И этот цветок сорвал и бросил какой-то невежа, быдло, неспособный понять пагубность своего поступка. И среда способствовала этому, лишь бы выдать замуж, лишь бы как у всех. Важнее форма, чем содержание.
И получается такая картина – медсёстры, за редким исключением, разведённые матери одиночки – неудовлетворённые, злые, раздражительные женщины. Вместо теплоты и понимания, от них веет чёрствостью и безразличием.
Да, медсёстры тоже люди. Они работают за смешную, как сами говорят, зарплату. А жизнь тяжёлая, проблемы: семья, дети, детсад, школа, свадьбы, похороны. Хочется и самой выглядеть… Какие тут больные?
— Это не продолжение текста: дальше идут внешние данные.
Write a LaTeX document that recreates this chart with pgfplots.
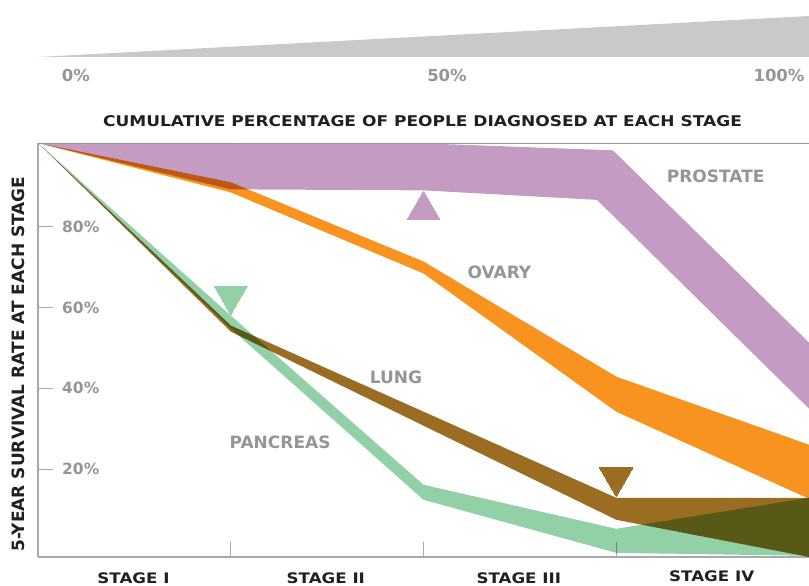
\documentclass[border=0pt]{standalone}
\usepackage{pgfplots}
\pgfplotsset{compat=1.18}
\usepackage{fontspec}
\setmainfont{DejaVu Sans}
\newfontfamily\widefont[FakeStretch=1.15]{DejaVu Sans}
\definecolor{prost}{RGB}{196,156,194}
\definecolor{ovary}{RGB}{247,147,30}
\definecolor{lung}{RGB}{154,109,35}
\definecolor{panc}{RGB}{146,208,168}
\definecolor{lbl}{RGB}{147,149,152}
\definecolor{ink}{RGB}{35,31,32}
\definecolor{axgray}{RGB}{167,169,172}
\definecolor{wedge}{RGB}{200,201,203}
\begin{document}
\begin{tikzpicture}[x=1pt,y=1pt]
\useasboundingbox (0,0) rectangle (809,586);
% top scale wedge
\fill[wedge] (38,529) -- (809,529) -- (809,570) -- cycle;
\node[text=lbl, font=\bfseries\fontsize{16.5}{16.5}\selectfont] at (76,510) {0\%};
\node[text=lbl, font=\bfseries\fontsize{16.5}{16.5}\selectfont] at (447,510) {50\%};
\node[text=lbl, font=\bfseries\fontsize{16.5}{16.5}\selectfont] at (779,510) {100\%};
\node[text=ink, font=\widefont\bfseries\fontsize{14.8}{14.8}\selectfont] at (422.5,465) {CUMULATIVE PERCENTAGE OF PEOPLE DIAGNOSED AT EACH STAGE};
\begin{axis}[
  at={(38pt,29pt)}, anchor=south west,
  scale only axis, width=771pt, height=414pt,
  xmin=0, xmax=4, ymin=-1.8, ymax=100.8,
  axis x line*=bottom, axis y line*=left,
  axis line style={axgray, line width=1.5pt},
  tick align=inside, major tick length=15pt,
  tick style={axgray, line width=1pt},
  xtick={1,2,3}, xticklabels={},
  ytick={20,40,60,80}, yticklabels={20\%,40\%,60\%,80\%},
  yticklabel style={anchor=west, xshift=24pt, inner sep=0pt, text=lbl, font=\bfseries\fontsize{15.5}{15.5}\selectfont},
]
% prostate
\addplot[fill=prost, draw=none, blend mode=multiply] coordinates {(0,100.8)(1,100.8)(2,100.72)(2.983,98.98)(4,51.34)(4,34.96)(2.90,86.70)(2,89.06)(1,89.31)(0,100.8)} -- cycle;
% ovary
\addplot[fill=ovary, draw=none, blend mode=multiply] coordinates {(0,100.8)(1,91.07)(2,71.44)(3,42.90)(4,26.03)(4,12.63)(3,34.22)(2,68.46)(1,88.56)(0,100.8)} -- cycle;
% pancreas
\addplot[fill=panc, draw=none, blend mode=multiply] coordinates {(0,100.8)(1,58.04)(2,16.10)(3,5.19)(4,12.88)(4,-1.51)(3,-0.77)(2,12.38)(1,54.80)(0,100.8)} -- cycle;
% lung
\addplot[fill=lung, draw=none, blend mode=multiply] coordinates {(0,100.8)(1,55.56)(3,12.88)(4,12.88)(4,-1.8)(3,7.42)(1,54.07)(0,100.8)} -- cycle;
% markers
\addplot[prost, only marks, mark=triangle*, mark size=19pt, mark options={solid, draw=prost, fill=prost, line width=0pt}] coordinates {(2,84.19)};
\addplot[panc, only marks, mark=triangle*, mark size=19pt, mark options={solid, draw=panc, fill=panc, line width=0pt, rotate=180}] coordinates {(1,63.0)};
\addplot[lung, only marks, mark=triangle*, mark size=19pt, mark options={solid, draw=lung, fill=lung, line width=0pt, rotate=180}] coordinates {(3,17.92)};
% series labels
\node[text=lbl, font=\bfseries\fontsize{17}{17}\selectfont] at (axis cs:3.516,92.6) {PROSTATE};
\node[text=lbl, font=\bfseries\fontsize{17}{17}\selectfont] at (axis cs:2.394,68.78) {OVARY};
\node[text=lbl, font=\bfseries\fontsize{17}{17}\selectfont] at (axis cs:1.857,42.78) {LUNG};
\node[text=lbl, font=\bfseries\fontsize{17}{17}\selectfont] at (axis cs:1.256,26.58) {PANCREAS};
\end{axis}
\draw[axgray!90!black, line width=0.8pt] (38,443) -- (809,443);
\node[rotate=90, text=ink, font=\bfseries\fontsize{17}{17}\selectfont] at (18,222) {5-YEAR SURVIVAL RATE AT EACH STAGE};
\node[anchor=base, text=ink, font=\widefont\bfseries\fontsize{14.5}{14.5}\selectfont] at (133.5,2.7) {STAGE I};
\node[anchor=base, text=ink, font=\widefont\bfseries\fontsize{14.5}{14.5}\selectfont] at (325.8,2.7) {STAGE II};
\node[anchor=base, text=ink, font=\widefont\bfseries\fontsize{14.5}{14.5}\selectfont] at (518.8,2.7) {STAGE III};
\node[anchor=base, text=ink, font=\widefont\bfseries\fontsize{14.5}{14.5}\selectfont] at (711.7,4.3) {STAGE IV};
\end{tikzpicture}
\end{document}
Я-то их ой как понимаю и пытаюсь поменьше надоедать и от них зависеть.
Принёс как-то Марине в процедурный кабинет веточку цветущей алычи. Красота! Сказал, чтобы в воду поставила, глазу приятней и аромат по кабинету. Марина смотрела на меня из-под медицинского камуфляжа, тыльной стороной ладони чепчик поправляла устало. А в глазах ни благодарности, ни удивления. Наверное, подумала: «Вот ещё ухажер нашёлся?! Ты б встретил меня после работы. Посадил бы в тёплую машину. Помог бы забрать дочку из садика. Покормил бы вкусно в приятном заведении. И так постоянно. Тогда бы я посмотрела на тебя по-другому».
Тем не менее я продолжал оказывать безобидные знаки внимания. Но точек соприкосновения не находилось. Я был голодранец, бродяга, босяк, да ещё больной. И перспектив с Мариной не было никаких.
11
Наступил апрель месяц – время, когда всё цветет! Алыча, вишня, абрикос, яблоня, украшают землю своим цветом!
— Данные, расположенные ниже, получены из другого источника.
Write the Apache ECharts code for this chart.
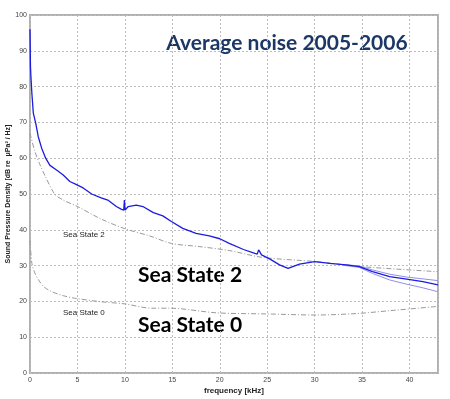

Помню, ещё в школе в это время года особенно не хотелось просиживать уроки в пыльных классах. Душа рвалась во двор, на природу. Что-то таинственно-манящее рождается в апреле.
И остро чувствуется неполноценность жизни больному. Нет лёгкости в груди, одолевает тягостное чувство, не видно конца и края недугу, который незаметно забирает из тебя силы.
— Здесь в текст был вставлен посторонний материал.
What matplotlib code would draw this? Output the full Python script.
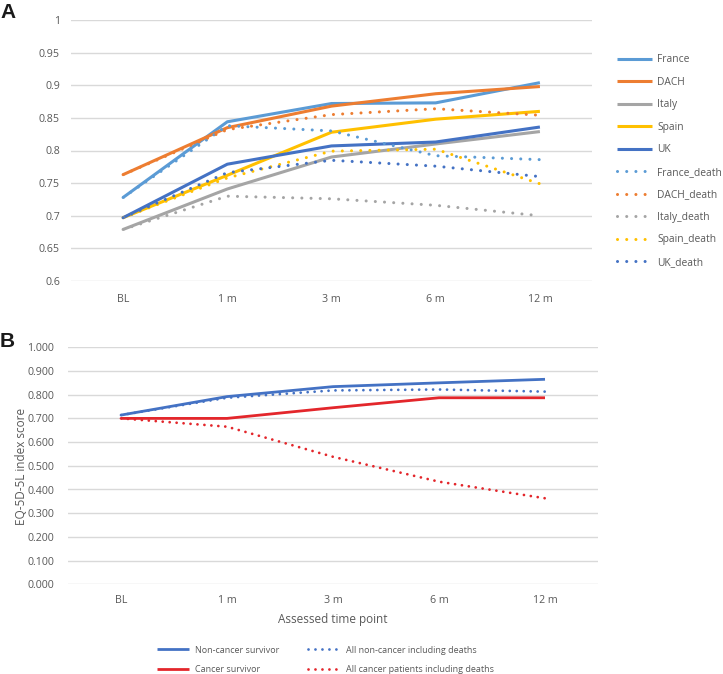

Я часто смотрел на руки, как на чужие. В них не было былой силы. Под вечер они будто высыхали и кровоток пропадал. Это не мои руки, – говорил я, и думал, – неужели нельзя победить эту заразу – чахотку?
Но панические настроения ни к чему, нужно бороться, видеть позитив во всём, а где его нет – создавать самому. Только так и никак иначе.
В «Дубках» недалеко от больницы был большой яблоневый сад. Он переходил с холма на холм и терялся где-то в предгорьях. Ещё в феврале, когда было мало снега, я ходил гулять в сад, поднимался на холмы. От нагрузки чувствовал каверну, она тянула, как чёрная дыра, под ключицей. Но даже это не портило впечатление от прогулки. Просидев всю молодость в каменном мешке, научишься ценить возможность бывать на воздухе.
А в начале марта я ходил в лес у нас на «Горной» (район Нальчика). Раньше, когда в детстве мы приходили за вербой, можно было за полчаса дойти до леса. И стоять на пыльном шелестящем ковре прошлогодней листвы, через которую пробивались первые фиалки и ландыши.
Теперь же город вторгался в природу, застраивался глубже и глубже. Становилось жалко, что в недалёком будущем до леса будет не добраться, по примеру мегаполисов, где клочок зелени роскошь. И придётся скучать по времени, когда входил в весенний лес и вороны оповещали округу карканьем. Сойки подхватывали и несли гомон во все стороны. Кружились орлы над холмами, плывущие в просторе, растопырив оперенье крыльев, как пальцы.
Зарядившись солнцем, ароматом весеннего леса, пеньем птиц, выходишь с букетом вербы и чувствуешь, как пульс города приближается: перестук строек, шум трассы проникает в тебя. Взрывается, бьёт по ушам пылящим грохочущим железом – грузовиком, дышащим вонючей соляркой. И стук женских каблуков по асфальту, а главное, сами люди, пугают душу, побывавшую в лоне природы. Ты идёшь по городу и не понимаешь его суеты. А город не понимает твоего романтизма. Вдруг бабушка кричит, стоя у подъезда:
– Парень, сынок, дай веточку вербы!
– Пожалуйста, бабуля.
– Ой, спасибо, – бережно берёт раскидистую. – Тоже пойду, посвящу.
Теперь для меня был первый апрель, и я не мог усидеть в палате. Хотелось как можно больше времени проводить на природе, душа рвалась к теплу и солнцу.